Los días soleados han suscitado en el pedestre ciudadano un cierto relajo. Algunos perciben una pequeña luz al final del túnel. Podría ser un error, un espejismo, pero no deja de ser curioso que familias sientan ese anhelo cuyo desfogue se focaliza en compras, cerveza y carne, familias que se endeudan sin empacho para celebrar venga lo que venga. Lentamente, parece todo estar volviendo a su cauce y el burgués capitalista está listo para reemprender la matraca. Esto no lo puede modificar un gobierno.
El escritor y ensayista español Rafael Sánchez Ferlosio sostiene que a fines de la década de los veinte se introdujo en Estados Unidos el concepto de “consumidor insatisfecho”, según el cual “la clave de la prosperidad económica consiste en la creación organizada de un sentimiento de insatisfacción”. En esta perspectiva, el consumidor sería manipulado desde la producción. “La producción —señala Sánchez Ferlosio— se ha impuesto hasta tal extremo que ya no produce solamente el producto, sino también al propio consumidor”. La idea de que los ciudadanos necesitamos productos y servicios y el sistema productivo se limita a satisfacerlos sería, así, radicalmente falsa.

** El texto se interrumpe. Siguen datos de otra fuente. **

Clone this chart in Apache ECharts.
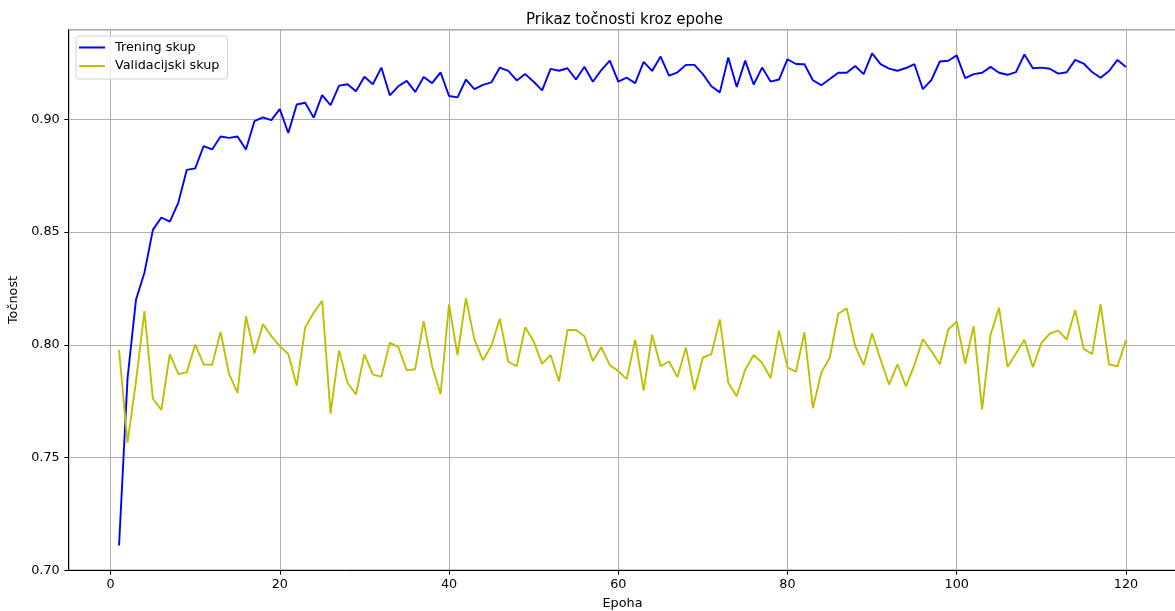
<!DOCTYPE html>
<html>
<head>
<meta charset="utf-8">
<script src="https://cdn.jsdelivr.net/npm/echarts@6/dist/echarts.min.js"></script>
<style>html,body{margin:0;padding:0;background:#fff}#c{width:1175px;height:611px}</style>
</head>
<body>
<div id="c"></div>
<script>
const epochs = Array.from({length: 120}, (_, i) => i + 1);
const trening = [
0.711,0.785,0.820,0.832,0.851,0.8565,0.8547,0.863,0.8776,0.8783,
0.8882,0.8867,0.8924,0.8918,0.8924,0.8867,0.8992,0.9009,0.8997,0.9046,
0.894,0.9066,0.9074,0.9008,0.9108,0.9063,0.915,0.9156,0.9125,0.9189,
0.9156,0.923,0.9107,0.9147,0.9171,0.9122,0.9188,0.9161,0.9209,0.9104,
0.9098,0.9177,0.9134,0.9153,0.9164,0.923,0.9215,0.9173,0.9201,0.9167,
0.9129,0.9224,0.9216,0.9227,0.9177,0.9234,0.9167,0.9219,0.9261,0.9168,
0.9185,0.9161,0.9255,0.9215,0.9279,0.9194,0.9209,0.9242,0.9242,0.9201,
0.9147,0.912,0.9275,0.9144,0.9261,0.9155,0.923,0.9168,0.9177,0.9267,
0.9246,0.9245,0.9174,0.9152,0.9179,0.9207,0.9207,0.9237,0.9201,0.9293,
0.9245,0.9225,0.9216,0.9228,0.9245,0.9134,0.9174,0.9257,0.926,0.9284,
0.9183,0.9201,0.9207,0.9233,0.9207,0.9198,0.921,0.9288,0.9227,0.923,
0.9225,0.9203,0.9209,0.9264,0.9248,0.921,0.9185,0.9215,0.9264,0.9233
];
const validacija = [
0.7978,0.7566,0.7837,0.815,0.7761,0.7711,0.7959,0.7871,0.7878,0.8002,
0.7913,0.7912,0.8057,0.7871,0.7787,0.8127,0.7962,0.8092,0.8039,0.7994,
0.7959,0.7819,0.8077,0.8142,0.8196,0.7695,0.7975,0.7832,0.778,0.7958,
0.7868,0.7859,0.801,0.799,0.7887,0.7892,0.8105,0.7905,0.7781,0.818,
0.7955,0.8207,0.8023,0.7932,0.7995,0.8116,0.7925,0.7905,0.8078,0.8015,
0.7916,0.7955,0.7838,0.8066,0.8066,0.8038,0.7928,0.799,0.791,0.7884,
0.7848,0.8023,0.7797,0.8045,0.7905,0.7926,0.7857,0.7988,0.78,0.7944,
0.7958,0.8113,0.7832,0.7772,0.789,0.7955,0.792,0.7853,0.8063,0.79,
0.788,0.8056,0.7719,0.7877,0.7944,0.8138,0.8162,0.7995,0.791,0.805,
0.7935,0.7824,0.7914,0.7816,0.7911,0.8026,0.7973,0.7914,0.8068,0.8104,
0.7917,0.8083,0.7713,0.8045,0.8165,0.7902,0.7962,0.8023,0.7901,0.8008,
0.805,0.8063,0.8023,0.8155,0.7983,0.7959,0.818,0.7913,0.7905,0.802
];
const seriesNames = ['Trening skup', 'Validacijski skup'];
const titleText = 'Prikaz točnosti kroz epohe';
const xName = 'Epoha';
const yName = 'Točnost';

const FONT = 'DejaVu Sans';
const FS = 12.8;
const chart = echarts.init(document.getElementById('c'), null, {renderer: 'canvas'});
chart.setOption({
  animation: false,
  backgroundColor: '#fff',
  title: {
    text: titleText, left: 521, top: 8,
    textStyle: {fontFamily: FONT, fontSize: 15, fontWeight: 'normal', color: '#000'}
  },
  legend: {
    left: 76, top: 36, orient: 'vertical',
    padding: [4.5, 8, 6, 3],
    icon: 'rect',
    itemWidth: 26, itemHeight: 2, itemGap: 4.5,
    backgroundColor: 'rgba(255,255,255,0.8)',
    borderColor: '#d0d0d0', borderWidth: 1, borderRadius: 3,
    textStyle: {fontFamily: FONT, fontSize: FS, lineHeight: 14, color: '#000', padding: [0, 0, 0, 5]},
    data: seriesNames
  },
  grid: {left: 68.7, top: 29.7, width: 1107.6, bottom: 40.7, show: true, borderColor: '#000', borderWidth: 1,
         containLabel: false, outerBoundsMode: 'none'},
  xAxis: {
    type: 'value', min: -4.95, max: 125.95,
    splitNumber: 6, minInterval: 20, maxInterval: 20,
    name: xName, nameLocation: 'middle', nameGap: 27,
    nameTextStyle: {fontFamily: FONT, fontSize: FS, color: '#000'},
    axisLine: {show: true, onZero: false, lineStyle: {color: '#000', width: 1}},
    axisTick: {show: true, length: 4.4, lineStyle: {color: '#000'}},
    axisLabel: {showMinLabel: false, showMaxLabel: false, margin: 8, fontFamily: FONT, fontSize: FS, color: '#000'},
    splitLine: {show: true, lineStyle: {color: '#b0b0b0', width: 1}}
  },
  yAxis: {
    type: 'value', min: 0.70, max: 0.9398, interval: 0.05,
    name: yName, nameLocation: 'middle', nameGap: 41,
    nameTextStyle: {fontFamily: FONT, fontSize: FS, color: '#000'},
    axisLine: {show: true, onZero: false, lineStyle: {color: '#000', width: 1}},
    axisTick: {show: true, length: 4.4, lineStyle: {color: '#000'}},
    axisLabel: {showMaxLabel: false, margin: 9, fontFamily: FONT, fontSize: FS, color: '#000',
      formatter: v => v.toFixed(2)},
    splitLine: {show: true, lineStyle: {color: '#b0b0b0', width: 1}}
  },
  series: [
    {name: seriesNames[0], type: 'line', symbol: 'none', color: '#0000ff',
     lineStyle: {width: 1.9, color: '#0000ff'}, data: epochs.map((e, i) => [e, trening[i]])},
    {name: seriesNames[1], type: 'line', symbol: 'none', color: '#bfbf00',
     lineStyle: {width: 1.9, color: '#bfbf00'}, data: epochs.map((e, i) => [e, validacija[i]])}
  ]
});
</script>
</body>
</html>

Al contrario, su aspiración es aumentar siempre la insatisfacción para que el consumidor compre ya, siempre y más, y así ese sistema pueda seguir prosperando. Sánchez Ferlosio —un intelectual dueño de una estupenda pluma— no es propiamente un determinista social, pero tiene la convicción de la fuerte influencia que las fuerzas económicas ejercen sobre las conductas individuales. El consumidor (el “homo emptor” o “comprador” en que nos convertimos) sería de algún modo un pobre pelele en manos de apetitos creados o amplificados por “la sociedad de la producción”, la cual, a su vez, ha generado una serie de instrumentos (que usted y yo, por cierto, conocemos) para “facilitar” la compra sin, por cierto, esperar a que se tenga el dinero (la relación tan lógica entre el dinero y la adquisición de algo se desvanece en el aire): nunca antes ha sido tan fácil, cercano, seductor y divertido comprar. La moral de la sobriedad y el ahorro se fue al tacho y de la austeridad (aquella virtud verdadera o mítica, ya no lo sé, de nuestro pueblo) queda poco y, cuando la hay, se parece más a la avaricia.
Más que poner énfasis, entonces, en el individuo y su sicología (su eventual responsabilidad o, incluso, enfermedad: la llamada oniomanía, la adicción a consumir), el pensamiento y la política no deberían dejar de lado la dimensión colectiva, social y cultural del consumir.